When you start a dialogue with Mark, he is really only interested in a few basic details about your horse; how long owned, breed, age, what you'd like to work on. His focus is on where you are now and working in the moment. Theoden is still really braced in his body and his mind and so it’s easy to be thinking how far I still have to go with Theoden and to worry that it is a reflection on me (damned ego!!). However, there's no place for that emotion when I am working with Mark and Theoden, we just work on what we have got. So, although I really enjoyed my session and the build up to it, I actually felt a bit deflated when I had finished. This morning, however, I feel like we have just found a key and once we have turned it, we are going to be through and on to the next level 

I have to remember that we have already come such a long way. If Theoden had been challenged about his behaviour previously, no matter how gently, he would have quite simply bucked me off or flattened me. Somewhere he had learned that the way to stop people asking him to do anything he didn't want to do was to escalate his behaviour really quickly and to be aggressive. His previous owners told me that it had once taken them four hours to put his bit in.

I've never really talked about Theoden's past but when he arrived with me he was poor. He had endured a winter without a rug and the owners of the field and the people who live in the houses around the field told me that they had only seen him be fed once a week even in the snow. People had taken pity on him and fed him over their fences but this had resulted in him mugging people and even picking one up by the shoulder to shake the food out of them. 

Although he had other horses next to him, he was alone in his own field and therefore had a huge deficit in combative, play and mutual grooming and synchronisation which is so important to a horse's mental health. 

I don't know whether anyone had attempted to start him earlier in his life. I know Julie and I worked with him about four times about a year before I bought him and he had been very straightforward at that time. However we also watched him being trained by his owners. They had a round pen with a sand floor with a lovely rut around the outside where the horses went round and round (and round and round). Theoden was put into automatic pilot on this circle at all paces. No wonder that although he could do fantastic canter transitions loose in the middle of a field, he went to pieces about it whenever humans were involved.  

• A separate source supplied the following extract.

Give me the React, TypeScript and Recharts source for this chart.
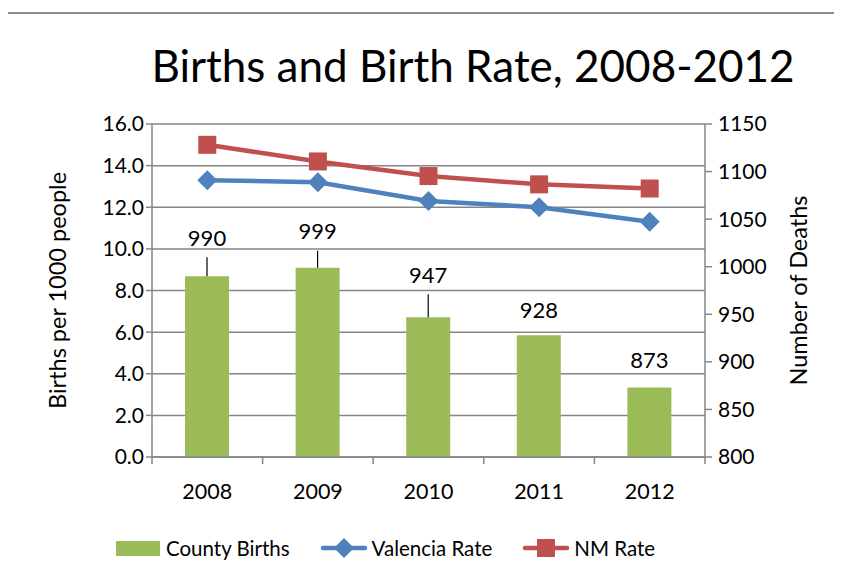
import React from "react";
import { Bar, ComposedChart, CartesianGrid, LabelList, Line, XAxis, YAxis } from "recharts";

const years = ["2008", "2009", "2010", "2011", "2012"];
const countyBirths = [990, 999, 947, 928, 873];
const valenciaRate = [13.3, 13.2, 12.3, 12.0, 11.3];
const nmRate = [15.0, 14.2, 13.5, 13.1, 12.9];
const leftTicks = [0, 2, 4, 6, 8, 10, 12, 14, 16];
const rightTicks = [800, 850, 900, 950, 1000, 1050, 1100, 1150];

// how far each value label sits above its bar (Excel dragged some of them up)
const labelLift = [39, 37, 43, 26, 28];

const GREEN = "#9BBB59";
const BLUE = "#4F81BD";
const RED = "#C0504D";
const GRID = "#868686";
const FRAME = "#8c8c8c";
const FONT = "Lato, 'Open Sans', sans-serif";

const PLOT_LEFT = 152;
const PLOT_RIGHT = 705;
const BAND = (PLOT_RIGHT - PLOT_LEFT) / years.length;

const data = years.map((y, i) => ({
  year: y,
  births: countyBirths[i],
  valencia: valenciaRate[i],
  nm: nmRate[i],
}));

function Diamond(props: any) {
  const { cx, cy } = props;
  if (cx == null || cy == null) return null;
  const r = 10;
  return <polygon points={`${cx},${cy - r} ${cx + r},${cy} ${cx},${cy + r} ${cx - r},${cy}`} fill={BLUE} />;
}

function Square(props: any) {
  const { cx, cy } = props;
  if (cx == null || cy == null) return null;
  const s = 18;
  return <rect x={cx - s / 2} y={cy - s / 2} width={s} height={s} fill={RED} />;
}

function BarLabel(props: any) {
  const { x, y, width, value, index } = props;
  const lift = labelLift[index] ?? 30;
  const cx = x + width / 2;
  const ty = y - lift;
  return (
    <g>
      <text x={cx} y={ty} textAnchor="middle" dominantBaseline="central" fontSize={22} fontFamily={FONT} fill="#000">
        {value}
      </text>
      {lift > 32 && <line x1={cx} x2={cx} y1={ty + 20} y2={y} stroke="#000" strokeWidth={1.2} />}
    </g>
  );
}

function YearTick(props: any) {
  const { x, y, payload, index } = props;
  return (
    <g>
      <line x1={x - BAND / 2} x2={x - BAND / 2} y1={y - 8} y2={y - 1} stroke={GRID} strokeWidth={1.5} />
      {index === years.length - 1 && (
        <line x1={x + BAND / 2} x2={x + BAND / 2} y1={y - 8} y2={y - 1} stroke={GRID} strokeWidth={1.5} />
      )}
      <text x={x} y={y + 34} textAnchor="middle" fontSize={21.5} fontFamily={FONT} fill="#000">
        {payload.value}
      </text>
    </g>
  );
}

function LegendItem({ kind, color, label }: { kind: "bar" | "diamond" | "square"; color: string; label: string }) {
  return (
    <span style={{ display: "inline-flex", alignItems: "center", marginRight: 30 }}>
      <svg width={48} height={24} style={{ marginRight: 4 }}>
        {kind === "bar" && <rect x={2} y={5} width={44} height={15} fill={color} />}
        {kind !== "bar" && <line x1={3} x2={45} y1={12} y2={12} stroke={color} strokeWidth={4.5} strokeLinecap="round" />}
        {kind === "diamond" && <polygon points="24,2 34,12 24,22 14,12" fill={color} />}
        {kind === "square" && <rect x={15} y={3} width={18} height={18} fill={color} />}
      </svg>
      {label}
    </span>
  );
}

export default function App() {
  return (
    <div style={{ position: "relative", width: 842, height: 581, margin: -8, background: "#fff", overflow: "hidden" }}>
      <div
        style={{
          position: "absolute",
          left: 0,
          width: 842,
          top: 39,
          textAlign: "center",
          fontFamily: FONT,
          fontSize: 44,
          lineHeight: "53px",
          paddingLeft: 104,
          boxSizing: "border-box",
          color: "#000",
        }}
      >
        Births and Birth Rate, 2008-2012
      </div>
      <div style={{ position: "absolute", left: 0, top: 0 }}>
        <ComposedChart
          width={842}
          height={581}
          data={data}
          margin={{ top: 124, right: 57, left: 80, bottom: 64 }}
        >
          <CartesianGrid yAxisId="left" vertical={false} stroke={GRID} strokeWidth={1.5} />
          <XAxis
            dataKey="year"
            axisLine={{ stroke: GRID, strokeWidth: 1.5 }}
            tickLine={false}
            tick={<YearTick />}
            interval={0}
            height={60}
          />
          <YAxis
            yAxisId="left"
            domain={[0, 16]}
            ticks={leftTicks}
            width={72}
            axisLine={{ stroke: GRID, strokeWidth: 1.5 }}
            tickLine={{ stroke: GRID, strokeWidth: 1.5 }}
            tickSize={6}
            tickFormatter={(v: number) => v.toFixed(1)}
            tick={{ fill: "#000", fontSize: 21, fontFamily: FONT }}
            label={{
              value: "Births per 1000 people",
              angle: -90,
              position: "insideLeft",
              offset: -22,
              style: { textAnchor: "middle", fill: "#000", fontSize: 23.5, fontFamily: FONT },
            }}
          />
          <YAxis
            yAxisId="right"
            orientation="right"
            domain={[800, 1150]}
            ticks={rightTicks}
            width={80}
            axisLine={{ stroke: GRID, strokeWidth: 1.5 }}
            tickLine={{ stroke: GRID, strokeWidth: 1.5 }}
            tickSize={7}
            tick={{ fill: "#000", fontSize: 21, fontFamily: FONT, textAnchor: "start", dx: 4 }}
            label={{
              value: "Number of Deaths",
              angle: -90,
              position: "insideRight",
              offset: -14,
              style: { textAnchor: "middle", fill: "#000", fontSize: 23.5, fontFamily: FONT },
            }}
          />
          <Bar yAxisId="right" dataKey="births" fill={GREEN} barSize={44} isAnimationActive={false}>
            <LabelList dataKey="births" content={<BarLabel />} />
          </Bar>
          <Line
            yAxisId="left"
            dataKey="valencia"
            stroke={BLUE}
            strokeWidth={4.5}
            dot={<Diamond />}
            activeDot={false}
            isAnimationActive={false}
          />
          <Line
            yAxisId="left"
            dataKey="nm"
            stroke={RED}
            strokeWidth={4.5}
            dot={<Square />}
            activeDot={false}
            isAnimationActive={false}
          />
        </ComposedChart>
      </div>
      <div
        style={{
          position: "absolute",
          left: 114,
          top: 536,
          display: "flex",
          alignItems: "center",
          fontFamily: FONT,
          fontSize: 20.5,
          color: "#000",
        }}
      >
        <LegendItem kind="bar" color={GREEN} label="County Births" />
        <LegendItem kind="diamond" color={BLUE} label="Valencia Rate" />
        <LegendItem kind="square" color={RED} label="NM Rate" />
      </div>
      {/* outer chart frame, bottom edge runs off the page */}
      <div style={{ position: "absolute", left: 4, top: 12, width: 833, height: 2, background: FRAME }} />
      <div style={{ position: "absolute", left: 4, top: 12, width: 2, height: 580, background: FRAME }} />
      <div style={{ position: "absolute", left: 835, top: 12, width: 2, height: 580, background: FRAME }} />
    </div>
  );
}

When I restarted him once he was mine, everything was fine until I started to ask him for more. He didn't want to leave Petra and he didn't think I ought to put my legs on him or ask him to turn. The two occasions when he bucked me off were precipitated by only the tiniest insistence! I haven't been deliberately bucked off for a very long time and it all came as rather as shock to my body and confidence. I felt there was no point in me practising his 'no' and perfecting his buck and that's when I decided to ask Jim Goddard to work with him. 

Jim Goddard made a huge difference to Theoden's work ethic and he came back with a lot less resistance and a much wider tolerance for being asked to do things. However, there is still an automatic 'no' in there that we have to overcome. Perhaps today's the day!!